Geo.X - Empirical modeling of the plasmasphere dynamics using neural networks
Plasmasphere is a torus of cold dense plasma surrounding the Earth and is a very dynamic region; its shape and size are highly susceptible to solar and geomagnetic conditions. Having an accurate model of the plasmasphere is crucial for predicting hazardous events in the near-Earth space environment which can have effect on humans and technology in space and adverse effects on the ground. The distribution of cold plasma particles in the plasmasphere, however, remains poorly quantified, and existing empirical models of plasma density tend to be oversimplified.
The goal of this project is to develop a more quantitatively accurate model of plasma density in the plasmasphere and to quantify its dynamic dependence on solar wind and geomagnetic conditions. We employ neural network-based empirical modeling and train the networks on a large volume of current and historic data from NASA’s Van Allen Probes, THEMIS, MMS missions; the neural networks undergo an extensive process of validation and testing, and the model predicted global evolution is validated by performing comparisons to global images from NASA’s IMAGE mission.
Time Frame
2015-2017
Funding
Geo.X PhD fellowship
GFZ - Helmholtz Centre Potsdam - GFZ German Research Centre for Geosciences
Principal Investigators
Prof. Dr Y. Shprits (GFZ, Section 2.7 Space Physics and Space Weather; University of Potsdam, Institute of Physics and Astronomy)
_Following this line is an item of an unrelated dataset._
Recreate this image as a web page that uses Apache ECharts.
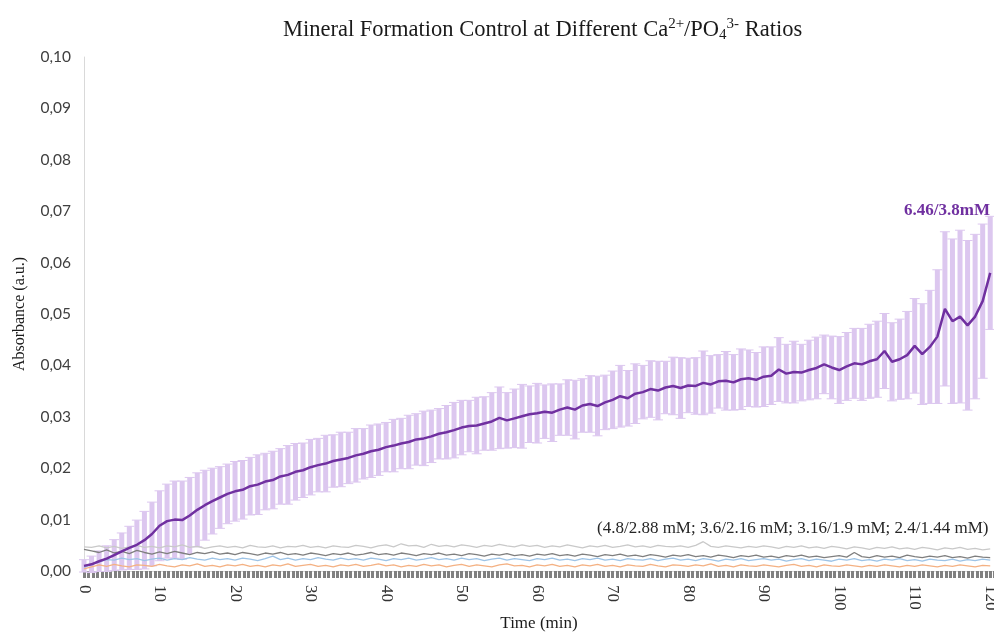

Dr. M. Spasojevic (Stanford University)
Personnel
Irina Zhelavskaya (GFZ Potsdam, University of Potsdam)
Project Website
ftp://rbm.epss.ucla.edu/ftpdisk1/PINE
Cooperations
University of Potsdam
Stanford University, CA, USA
Methods and Equipment
Feedforward neural networks; Internal GFZ computing servers.
Publication/Results
Zhelavskaya I. S., Y. Y. Shprits, and M. Spasojevic (2017), Empirical modeling of the plasmasphere dynamics using neural networks, J. Geophys. Res., 122, doi:10.1002/2017JA024406.
Zhelavskaya, I. S., M. Spasojevic, Y. Y. Shprits, and W. S. Kurth (2016), Automated determination of electron density from electric field measurements on the Van Allen Probes spacecraft, J. Geophys. Res. Space Physics, 121, 4611–4625, doi:10.1002/2015JA022132.